Is Micron (MU) Technology Stock Going to $150? 1 Wall Street Analyst Thinks So.
Does Micron deserve to be your top pick, though? Focusing on the short term, Danely predicts that Micron will beat earnings expectations (for a $0.26 per share loss) and raise guidance when reporting Q2 results next Wednesday. DRAM prices look strong, and Micron is shipping a lot of high-priced, high-bandwidth memory chips (HBM) to customers ordering AI systems from Nvidia.
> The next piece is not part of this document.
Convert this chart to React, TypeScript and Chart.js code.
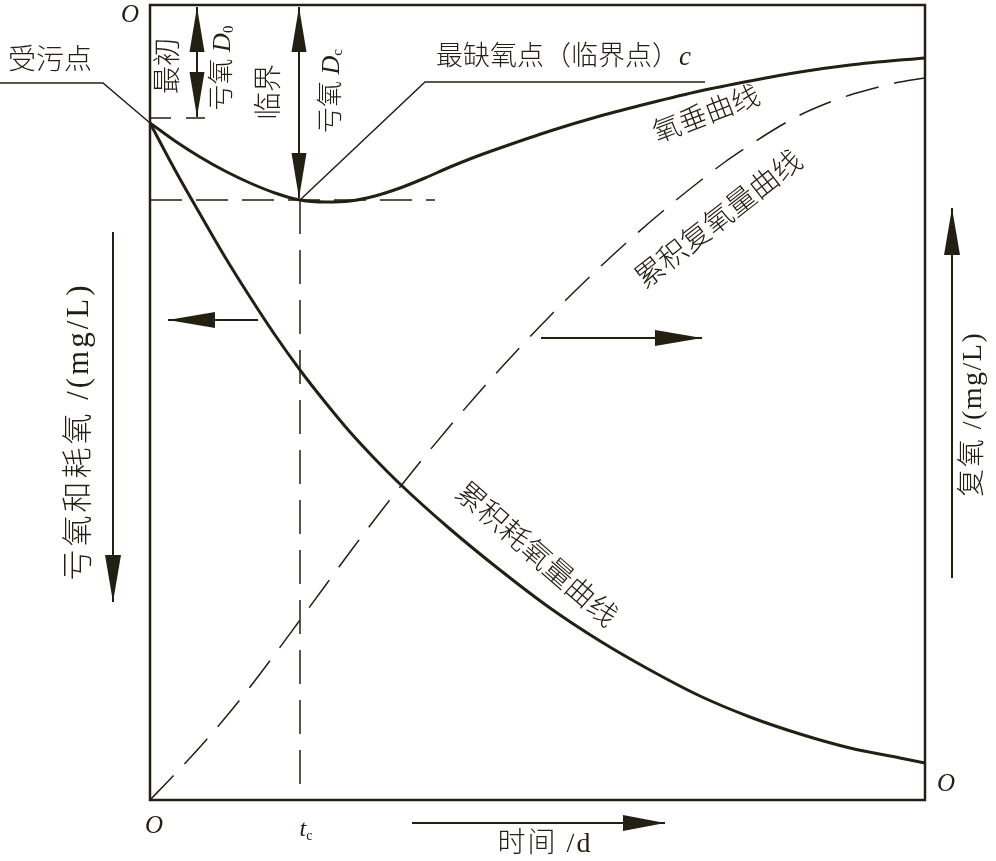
import React, { useEffect, useRef } from "react";
import { Chart, registerables } from "chart.js";

Chart.register(...registerables);

const INK = "#231f12";
const SERIF = '"Liberation Serif"';
const MIX = '"Liberation Serif", "Noto Sans CJK SC"';

// axes ranges (time in d, oxygen in mg/L)
const timeMax = 15.5;
const oxygenMax = 15.9;

// oxygen sag curve (deficit, left axis, measured downward)
const sagDays = [0, 0.5, 1, 1.5, 2, 2.5, 3, 3.5, 4, 4.5, 5, 5.5, 6, 6.5, 7, 8, 9, 10, 11, 12, 13, 14, 15, 15.5];
const sagDeficit = [2.36, 2.72, 3.04, 3.32, 3.56, 3.76, 3.9, 3.94, 3.92, 3.82, 3.66, 3.46, 3.24, 3.04, 2.86, 2.52, 2.22, 1.96, 1.72, 1.52, 1.34, 1.2, 1.1, 1.06];

// cumulative oxygen consumption (left axis)
const consumptionDays = [0, 0.5, 1, 1.5, 2, 2.5, 3, 3.5, 4, 4.5, 5, 6, 7, 8, 9, 10, 11, 12, 13, 14, 15, 15.5];
const consumptionDeficit = [2.36, 3.3, 4.18, 5.04, 5.84, 6.6, 7.3, 7.94, 8.54, 9.08, 9.58, 10.48, 11.3, 12.06, 12.72, 13.3, 13.82, 14.24, 14.58, 14.86, 15.06, 15.16];

// cumulative reaeration (right axis, measured upward)
const reaerationDays = [0, 0.5, 1, 1.5, 2, 2.5, 3, 3.5, 4, 4.5, 5, 5.5, 6, 6.5, 7, 7.5, 8, 8.5, 9, 9.5, 10, 10.5, 11, 11.5, 12, 12.5, 13, 13.5, 14, 14.5, 15, 15.5];
const reaerationAmount = [0, 0.52, 1.06, 1.64, 2.26, 2.92, 3.6, 4.28, 4.96, 5.62, 6.26, 6.88, 7.48, 8.06, 8.62, 9.16, 9.68, 10.18, 10.66, 11.12, 11.56, 11.98, 12.38, 12.76, 13.1, 13.42, 13.7, 13.92, 14.1, 14.24, 14.36, 14.44];

// key points
const criticalTime = 3;
const criticalDeficit = 3.9;
const initialDeficit = 2.26;
const criticalGuideEnd = 5.7;
const initialGuideEnd = 1.1;

type Part = { t: string; font: string; dy?: number; ls?: number };

function partWidth(ctx: CanvasRenderingContext2D, p: Part) {
  ctx.font = p.font;
  if (!p.ls) return ctx.measureText(p.t).width;
  let w = 0;
  for (const ch of Array.from(p.t)) w += ctx.measureText(ch).width + p.ls;
  return w - p.ls;
}

function rich(ctx: CanvasRenderingContext2D, x: number, y: number, angle: number, parts: Part[], align: "left" | "center" | "right" = "center") {
  ctx.save();
  ctx.translate(x, y);
  ctx.rotate(angle);
  ctx.textBaseline = "middle";
  ctx.textAlign = "left";
  let w = 0;
  for (const p of parts) w += partWidth(ctx, p);
  let cx = align === "center" ? -w / 2 : align === "right" ? -w : 0;
  for (const p of parts) {
    ctx.font = p.font;
    if (!p.ls) {
      ctx.fillText(p.t, cx, p.dy ?? 0);
      cx += ctx.measureText(p.t).width;
    } else {
      for (const ch of Array.from(p.t)) {
        ctx.fillText(ch, cx, p.dy ?? 0);
        cx += ctx.measureText(ch).width + p.ls;
      }
    }
  }
  ctx.restore();
}

function head(ctx: CanvasRenderingContext2D, tx: number, ty: number, ux: number, uy: number, len: number, half: number) {
  const bx = tx - ux * len;
  const by = ty - uy * len;
  const px = -uy;
  const py = ux;
  ctx.beginPath();
  ctx.moveTo(tx, ty);
  ctx.lineTo(bx + px * half, by + py * half);
  ctx.lineTo(bx - px * half, by - py * half);
  ctx.closePath();
  ctx.fill();
}

function arrow(ctx: CanvasRenderingContext2D, x1: number, y1: number, x2: number, y2: number, both = false, len = 45, half = 7.5) {
  const d = Math.hypot(x2 - x1, y2 - y1);
  const ux = (x2 - x1) / d;
  const uy = (y2 - y1) / d;
  ctx.lineWidth = 2;
  ctx.beginPath();
  ctx.moveTo(x1, y1);
  ctx.lineTo(x2, y2);
  ctx.stroke();
  head(ctx, x2, y2, ux, uy, len, half);
  if (both) head(ctx, x1, y1, -ux, -uy, len, half);
}

function poly(ctx: CanvasRenderingContext2D, pts: number[][], w = 1.5) {
  ctx.lineWidth = w;
  ctx.beginPath();
  ctx.moveTo(pts[0][0], pts[0][1]);
  for (let i = 1; i < pts.length; i++) ctx.lineTo(pts[i][0], pts[i][1]);
  ctx.stroke();
}

const annotations = {
  id: "annotations",
  afterDraw(chart: any) {
    const ctx: CanvasRenderingContext2D = chart.ctx;
    const { left, right, top, bottom } = chart.chartArea;
    const xs = chart.scales.x;
    const yl = chart.scales.yL;
    ctx.save();
    ctx.strokeStyle = INK;
    ctx.fillStyle = INK;
    ctx.setLineDash([]);

    // frame
    ctx.lineWidth = 2.5;
    ctx.strokeRect(left, top, right - left, bottom - top);

    const tcX = xs.getPixelForValue(criticalTime);
    const dcY = yl.getPixelForValue(criticalDeficit);
    const d0Y = yl.getPixelForValue(initialDeficit);
    const zeroY = yl.getPixelForValue(0);

    // D0 and Dc double arrows
    arrow(ctx, left + 47, zeroY + 2, left + 47, d0Y - 1, true);
    arrow(ctx, tcX - 1, zeroY + 2, tcX - 1, dcY - 2, true);

    // direction arrows
    arrow(ctx, 258, 320, 168, 320, false, 47, 8);
    arrow(ctx, 541, 338, 702, 338, false, 47, 8);
    arrow(ctx, 412, 823, 665, 823, false, 42, 8);
    arrow(ctx, 113, 232, 113, 602, false, 47, 8);
    arrow(ctx, 952, 578, 952, 208, false, 47, 8);

    // leader lines
    const startY = yl.getPixelForValue(sagDeficit[0]);
    poly(ctx, [[0, 83], [103, 83], [left, startY]]);
    poly(ctx, [[tcX, dcY], [425, 82], [705, 82]]);

    // texts
    ctx.fillStyle = INK;
    const it = (s: number) => `italic ${s}px ${SERIF}`;
    const cj = (s: number) => `300 ${s}px ${MIX}`;
    const sr = (s: number) => `${s}px ${SERIF}`;

    rich(ctx, 130, 15, 0, [{ t: "O", font: it(25) }]);
    rich(ctx, 154, 826, 0, [{ t: "O", font: it(25) }]);
    rich(ctx, 946, 784, 0, [{ t: "O", font: it(25) }]);
    rich(ctx, tcX + 6, 830, 0, [{ t: "t", font: it(24) }, { t: "c", font: sr(14), dy: 6 }]);
    rich(ctx, 544, 845, 0, [{ t: "时间 /d", font: cj(28), ls: 2 }]);

    rich(ctx, 50, 62, 0, [{ t: "受污点", font: cj(28) }]);
    rich(ctx, 436, 58, 0, [{ t: "最缺氧点（临界点）", font: cj(27) }, { t: "c", font: it(27) }], "left");

    const up = -Math.PI / 2;
    rich(ctx, 170, 66, up, [{ t: "最初", font: cj(28) }]);
    rich(ctx, 223, 68, up, [{ t: "亏氧", font: cj(26) }, { t: " D", font: it(26) }, { t: "0", font: sr(15), dy: 6 }]);
    rich(ctx, 271, 92, up, [{ t: "临界", font: cj(28) }]);
    rich(ctx, 332, 91, up, [{ t: "亏氧", font: cj(26) }, { t: " D", font: it(26) }, { t: "c", font: sr(15), dy: 6 }]);

    rich(ctx, 80, 433, up, [{ t: "亏氧和耗氧 /(mg/L)", font: cj(31), ls: 3 }]);
    rich(ctx, 974, 415, up, [{ t: "复氧 /(mg/L)", font: cj(28), ls: 1.5 }]);

    rich(ctx, 707, 116, (-21 * Math.PI) / 180, [{ t: "氧垂曲线", font: cj(28) }]);
    rich(ctx, 720, 221, (-38 * Math.PI) / 180, [{ t: "累积复氧量曲线", font: cj(29) }]);
    rich(ctx, 535, 556, (41 * Math.PI) / 180, [{ t: "累积耗氧量曲线", font: cj(29) }]);

    ctx.restore();
  },
};

const pts = (xs: number[], ys: number[]) => xs.map((x, i) => ({ x, y: ys[i] }));

export default function App() {
  const ref = useRef<HTMLCanvasElement | null>(null);
  useEffect(() => {
    if (!ref.current) return;
    const solid = { borderColor: INK, borderWidth: 3, pointRadius: 0, fill: false, cubicInterpolationMode: "monotone" as const };
    const guide = { borderColor: INK, borderWidth: 1.5, pointRadius: 0, fill: false, tension: 0 };
    const chart = new Chart(ref.current, {
      type: "line",
      data: {
        datasets: [
          { ...solid, label: "氧垂曲线", yAxisID: "yL", data: pts(sagDays, sagDeficit) },
          { ...solid, label: "累积耗氧量曲线", yAxisID: "yL", data: pts(consumptionDays, consumptionDeficit) },
          { ...solid, borderWidth: 1.5, borderDash: [34, 16], label: "累积复氧量曲线", yAxisID: "yR", data: pts(reaerationDays, reaerationAmount) },
          { ...guide, borderDash: [32, 14], label: "Dc", yAxisID: "yL", data: [{ x: 0, y: criticalDeficit }, { x: criticalGuideEnd, y: criticalDeficit }] },
          { ...guide, borderDash: [34, 16], label: "tc", yAxisID: "yL", data: [{ x: criticalTime, y: criticalDeficit }, { x: criticalTime, y: oxygenMax }] },
          { ...guide, borderDash: [21, 15], label: "D0", yAxisID: "yL", data: [{ x: 0, y: initialDeficit }, { x: initialGuideEnd, y: initialDeficit }] },
        ],
      },
      options: {
        responsive: false,
        animation: false,
        layout: { padding: { left: 150, right: 71, top: 5, bottom: 61 } },
        plugins: { legend: { display: false }, tooltip: { enabled: false }, title: { display: false } },
        scales: {
          x: { type: "linear", min: 0, max: timeMax, display: false },
          yL: { type: "linear", min: 0, max: oxygenMax, reverse: true, display: false, position: "left" },
          yR: { type: "linear", min: 0, max: oxygenMax, display: false, position: "right" },
        },
      },
      plugins: [annotations],
    });
    return () => chart.destroy();
  }, []);
  return (
    <div style={{ position: "fixed", left: 0, top: 0, width: 996, height: 861, background: "#fff" }}>
      <canvas ref={ref} width={996} height={861} style={{ display: "block" }} />
    </div>
  );
}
Micron probably won’t be profitable this year, but earnings could race past $10 a share by 2026. Citi thinks the stock deserves a 15x multiple — $150 a share. And while this is a 50% bigger multiple than it usually gets at peak earnings, Citi could still be right. Two semiconductor cycles ago, Micron earned $11.51 per share in 2018, and by all accounts, this current AI revolution is a lot bigger than the expansion back then.
What worries me, though, is that everybody already knows AI is big. Nvidia’s supersized profit margins leave no doubt about that, and Micron’s competitors SK Hynix and Samsung — both several times Micron’s size in the crucial HBM market — aren’t likely to give up their market share to Micron without a fight (and a price war).
With everyone producing HBM chips at breakneck speed, the seeds of the next semiconductor cyclical slowdown are being sown already today. The risk inherent in buying Micron right now isn’t that it might not “go to $150.” It’s that when the downturn arrives … it might not stay there very long.